WHAT TO DO:
Write the listing below out again exactly, dropping the images.
== == ==
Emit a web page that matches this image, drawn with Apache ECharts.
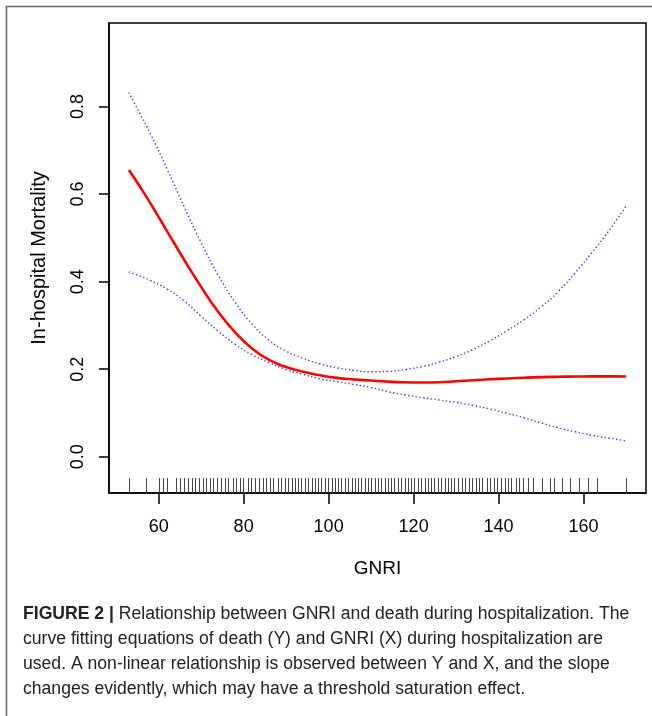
<!DOCTYPE html>
<html><head><meta charset="utf-8">
<script src="https://cdn.jsdelivr.net/npm/echarts@6/dist/echarts.min.js"></script>
<style>html,body{margin:0;padding:0;background:#fff}#c{width:652px;height:716px}</style>
</head><body><div id="c"></div>
<script>
// ---- data ----
const xTicks = [60, 80, 100, 120, 140, 160];
const yTicks = [0, 0.2, 0.4, 0.6, 0.8];
const xFit   = [53, 55, 58, 62, 66, 70, 74, 78, 82, 86, 90, 94, 98, 102, 106, 110, 114, 118, 122, 126, 130, 134, 138, 142, 146, 150, 154, 158, 162, 166, 170];
const yFit   = [0.655, 0.626, 0.580, 0.515, 0.450, 0.388, 0.331, 0.284, 0.247, 0.221, 0.205, 0.194, 0.186, 0.180, 0.1765, 0.174, 0.1715, 0.170, 0.1695, 0.170, 0.1722, 0.1745, 0.1768, 0.1788, 0.1805, 0.1818, 0.1826, 0.1831, 0.1834, 0.1834, 0.1832];
const yUpper = [0.832, 0.795, 0.739, 0.657, 0.571, 0.489, 0.415, 0.353, 0.303, 0.266, 0.241, 0.225, 0.212, 0.203, 0.197, 0.194, 0.195, 0.199, 0.206, 0.216, 0.229, 0.245, 0.265, 0.288, 0.313, 0.342, 0.377, 0.420, 0.467, 0.517, 0.573];
const yLower = [0.4225, 0.415, 0.403, 0.383, 0.356, 0.321, 0.287, 0.257, 0.233, 0.215, 0.199, 0.188, 0.178, 0.171, 0.165, 0.158, 0.1485, 0.141, 0.135, 0.1295, 0.124, 0.117, 0.109, 0.099, 0.089, 0.077, 0.066, 0.057, 0.049, 0.0425, 0.036];
const rugX = [53.1, 57.0, 60.1, 61.0, 61.9, 64.1, 65.0, 66.0, 66.8, 67.8, 68.6, 69.5, 70.4, 71.2, 72.1, 72.9, 73.8, 74.7, 75.6, 76.4, 77.4, 78.2, 79.2, 79.9, 81.0, 81.7, 82.7, 83.6, 84.5, 85.3, 86.2, 87.0, 88.0, 88.8, 89.7,
  90.5, 91.3, 92.1, 92.8, 93.6, 94.4, 95.2, 96.0, 96.7, 97.5, 98.3, 99.1, 99.9, 100.7, 101.4, 102.2, 103.0, 103.8, 104.6, 105.4, 106.1, 106.9, 107.7, 108.5, 109.3, 110.0, 110.8, 111.6, 112.4, 113.2, 114.0, 114.7, 115.5, 116.3, 117.1, 117.9, 118.7, 119.4, 120.2, 121.0, 121.8, 122.6, 123.3, 124.1, 124.9, 125.7, 126.5, 127.3, 128.0, 128.8, 129.6, 130.4,
  131.3, 132.1, 133.0, 133.8, 134.7, 135.5, 136.2, 137.2, 138.0, 138.8, 139.7, 140.6, 141.4, 142.1, 142.9, 144.1, 144.9, 145.8, 147.0, 148.0, 150.1, 152.1, 153.0, 154.8, 156.8, 159.0, 161.0, 163.1, 170.0];
const xTitle = 'GNRI';
const yTitle = 'In-hospital Mortality';
const captionBold = 'FIGURE 2 |';
const captionLines = [
  ' Relationship between GNRI and death during hospitalization. The',
  'curve fitting equations of death (Y) and GNRI (X) during hospitalization are',
  'used. A non-linear relationship is observed between Y and X, and the slope',
  'changes evidently, which may have a threshold saturation effect.'
];

// ---- chart ----
const X_MIN = 48.32, X_MAX = 174.68, Y_MIN = -0.083, Y_MAX = 0.991;
const FONT = '"Liberation Sans", Arial, Helvetica, sans-serif';
const CAP = 17.6;
const pair = (xs, ys) => xs.map((x, i) => [x, ys[i]]);
const chart = echarts.init(document.getElementById('c'));

const captionGraphics = captionLines.map((t, i) => ({
  type: 'text', x: 23, y: 614 + i * 24.9, silent: true,
  style: i === 0 ? {
    text: '{b|' + captionBold + '}' + t,
    rich: { b: { fontWeight: 'bold', fontSize: CAP, fontFamily: FONT, fill: '#222' } },
    fontSize: CAP, fontFamily: FONT, fill: '#222', verticalAlign: 'middle', align: 'left'
  } : {
    text: t, fontSize: CAP, fontFamily: FONT, fill: '#222', verticalAlign: 'middle', align: 'left'
  }
}));

chart.setOption({
  animation: false,
  backgroundColor: '#fff',
  grid: { left: 109, right: 6, top: 23, bottom: 223, show: true, borderColor: '#000', borderWidth: 1.5 },
  xAxis: {
    type: 'value', min: X_MIN, max: X_MAX,
    name: xTitle, nameLocation: 'middle', nameGap: 66,
    nameTextStyle: { fontFamily: FONT, fontSize: 19, color: '#000' },
    axisLine: { show: true, onZero: false, lineStyle: { color: '#000', width: 1.5 } },
    axisTick: { show: true, customValues: xTicks, length: 11, lineStyle: { color: '#000', width: 1.5 } },
    axisLabel: { customValues: xTicks, margin: 25, fontFamily: FONT, fontSize: 18, color: '#000' },
    splitLine: { show: false }
  },
  yAxis: {
    type: 'value', min: Y_MIN, max: Y_MAX,
    name: yTitle, nameLocation: 'middle', nameGap: 60, nameRotate: 90,
    nameTextStyle: { fontFamily: FONT, fontSize: 20, color: '#000' },
    axisLine: { show: true, onZero: false, lineStyle: { color: '#000', width: 1.5 } },
    axisTick: { show: true, customValues: yTicks, length: 10, lineStyle: { color: '#000', width: 1.5 } },
    axisLabel: { customValues: yTicks, rotate: 90, margin: 22, fontFamily: FONT, fontSize: 18, color: '#000',
      formatter: v => v.toFixed(1) },
    splitLine: { show: false }
  },
  graphic: [
    { type: 'polyline', silent: true, shape: { points: [[6.5, 716], [6.5, 6.5], [652, 6.5]] },
      style: { stroke: '#666', lineWidth: 1.5, fill: null } },
    ...captionGraphics
  ],
  series: [
    {
      type: 'custom', silent: true, clip: false,
      data: rugX.map(v => [v, Y_MIN]),
      renderItem: (params, api) => {
        const p = api.coord([api.value(0), api.value(1)]);
        const x = Math.round(p[0]) + 0.5;
        return { type: 'line', shape: { x1: x, y1: p[1], x2: x, y2: p[1] - 15 },
          style: { stroke: '#444', lineWidth: 1 } };
      }
    },
    { type: 'line', data: pair(xFit, yUpper), showSymbol: false, smooth: true, silent: true,
      lineStyle: { color: '#3a3aff', width: 1.4, type: [1.4, 2.4] } },
    { type: 'line', data: pair(xFit, yLower), showSymbol: false, smooth: true, silent: true,
      lineStyle: { color: '#3a3aff', width: 1.4, type: [1.4, 2.4] } },
    { type: 'line', data: pair(xFit, yFit), showSymbol: false, smooth: true, silent: true,
      lineStyle: { color: '#ff0000', width: 2.6 } }
  ]
});
</script></body></html>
== == ==
EXERCISE SOLUTION:
Emit a web page that matches this image, drawn with Apache ECharts.
<!DOCTYPE html>
<html><head><meta charset="utf-8">
<script src="https://cdn.jsdelivr.net/npm/echarts@6/dist/echarts.min.js"></script>
<style>html,body{margin:0;padding:0;background:#fff}#c{width:652px;height:716px}</style>
</head><body><div id="c"></div>
<script>
// ---- data ----
const xTicks = [60, 80, 100, 120, 140, 160];
const yTicks = [0, 0.2, 0.4, 0.6, 0.8];
const xFit   = [53, 55, 58, 62, 66, 70, 74, 78, 82, 86, 90, 94, 98, 102, 106, 110, 114, 118, 122, 126, 130, 134, 138, 142, 146, 150, 154, 158, 162, 166, 170];
const yFit   = [0.655, 0.626, 0.580, 0.515, 0.450, 0.388, 0.331, 0.284, 0.247, 0.221, 0.205, 0.194, 0.186, 0.180, 0.1765, 0.174, 0.1715, 0.170, 0.1695, 0.170, 0.1722, 0.1745, 0.1768, 0.1788, 0.1805, 0.1818, 0.1826, 0.1831, 0.1834, 0.1834, 0.1832];
const yUpper = [0.832, 0.795, 0.739, 0.657, 0.571, 0.489, 0.415, 0.353, 0.303, 0.266, 0.241, 0.225, 0.212, 0.203, 0.197, 0.194, 0.195, 0.199, 0.206, 0.216, 0.229, 0.245, 0.265, 0.288, 0.313, 0.342, 0.377, 0.420, 0.467, 0.517, 0.573];
const yLower = [0.4225, 0.415, 0.403, 0.383, 0.356, 0.321, 0.287, 0.257, 0.233, 0.215, 0.199, 0.188, 0.178, 0.171, 0.165, 0.158, 0.1485, 0.141, 0.135, 0.1295, 0.124, 0.117, 0.109, 0.099, 0.089, 0.077, 0.066, 0.057, 0.049, 0.0425, 0.036];
const rugX = [53.1, 57.0, 60.1, 61.0, 61.9, 64.1, 65.0, 66.0, 66.8, 67.8, 68.6, 69.5, 70.4, 71.2, 72.1, 72.9, 73.8, 74.7, 75.6, 76.4, 77.4, 78.2, 79.2, 79.9, 81.0, 81.7, 82.7, 83.6, 84.5, 85.3, 86.2, 87.0, 88.0, 88.8, 89.7,
  90.5, 91.3, 92.1, 92.8, 93.6, 94.4, 95.2, 96.0, 96.7, 97.5, 98.3, 99.1, 99.9, 100.7, 101.4, 102.2, 103.0, 103.8, 104.6, 105.4, 106.1, 106.9, 107.7, 108.5, 109.3, 110.0, 110.8, 111.6, 112.4, 113.2, 114.0, 114.7, 115.5, 116.3, 117.1, 117.9, 118.7, 119.4, 120.2, 121.0, 121.8, 122.6, 123.3, 124.1, 124.9, 125.7, 126.5, 127.3, 128.0, 128.8, 129.6, 130.4,
  131.3, 132.1, 133.0, 133.8, 134.7, 135.5, 136.2, 137.2, 138.0, 138.8, 139.7, 140.6, 141.4, 142.1, 142.9, 144.1, 144.9, 145.8, 147.0, 148.0, 150.1, 152.1, 153.0, 154.8, 156.8, 159.0, 161.0, 163.1, 170.0];
const xTitle = 'GNRI';
const yTitle = 'In-hospital Mortality';
const captionBold = 'FIGURE 2 |';
const captionLines = [
  ' Relationship between GNRI and death during hospitalization. The',
  'curve fitting equations of death (Y) and GNRI (X) during hospitalization are',
  'used. A non-linear relationship is observed between Y and X, and the slope',
  'changes evidently, which may have a threshold saturation effect.'
];

// ---- chart ----
const X_MIN = 48.32, X_MAX = 174.68, Y_MIN = -0.083, Y_MAX = 0.991;
const FONT = '"Liberation Sans", Arial, Helvetica, sans-serif';
const CAP = 17.6;
const pair = (xs, ys) => xs.map((x, i) => [x, ys[i]]);
const chart = echarts.init(document.getElementById('c'));

const captionGraphics = captionLines.map((t, i) => ({
  type: 'text', x: 23, y: 614 + i * 24.9, silent: true,
  style: i === 0 ? {
    text: '{b|' + captionBold + '}' + t,
    rich: { b: { fontWeight: 'bold', fontSize: CAP, fontFamily: FONT, fill: '#222' } },
    fontSize: CAP, fontFamily: FONT, fill: '#222', verticalAlign: 'middle', align: 'left'
  } : {
    text: t, fontSize: CAP, fontFamily: FONT, fill: '#222', verticalAlign: 'middle', align: 'left'
  }
}));

chart.setOption({
  animation: false,
  backgroundColor: '#fff',
  grid: { left: 109, right: 6, top: 23, bottom: 223, show: true, borderColor: '#000', borderWidth: 1.5 },
  xAxis: {
    type: 'value', min: X_MIN, max: X_MAX,
    name: xTitle, nameLocation: 'middle', nameGap: 66,
    nameTextStyle: { fontFamily: FONT, fontSize: 19, color: '#000' },
    axisLine: { show: true, onZero: false, lineStyle: { color: '#000', width: 1.5 } },
    axisTick: { show: true, customValues: xTicks, length: 11, lineStyle: { color: '#000', width: 1.5 } },
    axisLabel: { customValues: xTicks, margin: 25, fontFamily: FONT, fontSize: 18, color: '#000' },
    splitLine: { show: false }
  },
  yAxis: {
    type: 'value', min: Y_MIN, max: Y_MAX,
    name: yTitle, nameLocation: 'middle', nameGap: 60, nameRotate: 90,
    nameTextStyle: { fontFamily: FONT, fontSize: 20, color: '#000' },
    axisLine: { show: true, onZero: false, lineStyle: { color: '#000', width: 1.5 } },
    axisTick: { show: true, customValues: yTicks, length: 10, lineStyle: { color: '#000', width: 1.5 } },
    axisLabel: { customValues: yTicks, rotate: 90, margin: 22, fontFamily: FONT, fontSize: 18, color: '#000',
      formatter: v => v.toFixed(1) },
    splitLine: { show: false }
  },
  graphic: [
    { type: 'polyline', silent: true, shape: { points: [[6.5, 716], [6.5, 6.5], [652, 6.5]] },
      style: { stroke: '#666', lineWidth: 1.5, fill: null } },
    ...captionGraphics
  ],
  series: [
    {
      type: 'custom', silent: true, clip: false,
      data: rugX.map(v => [v, Y_MIN]),
      renderItem: (params, api) => {
        const p = api.coord([api.value(0), api.value(1)]);
        const x = Math.round(p[0]) + 0.5;
        return { type: 'line', shape: { x1: x, y1: p[1], x2: x, y2: p[1] - 15 },
          style: { stroke: '#444', lineWidth: 1 } };
      }
    },
    { type: 'line', data: pair(xFit, yUpper), showSymbol: false, smooth: true, silent: true,
      lineStyle: { color: '#3a3aff', width: 1.4, type: [1.4, 2.4] } },
    { type: 'line', data: pair(xFit, yLower), showSymbol: false, smooth: true, silent: true,
      lineStyle: { color: '#3a3aff', width: 1.4, type: [1.4, 2.4] } },
    { type: 'line', data: pair(xFit, yFit), showSymbol: false, smooth: true, silent: true,
      lineStyle: { color: '#ff0000', width: 2.6 } }
  ]
});
</script></body></html>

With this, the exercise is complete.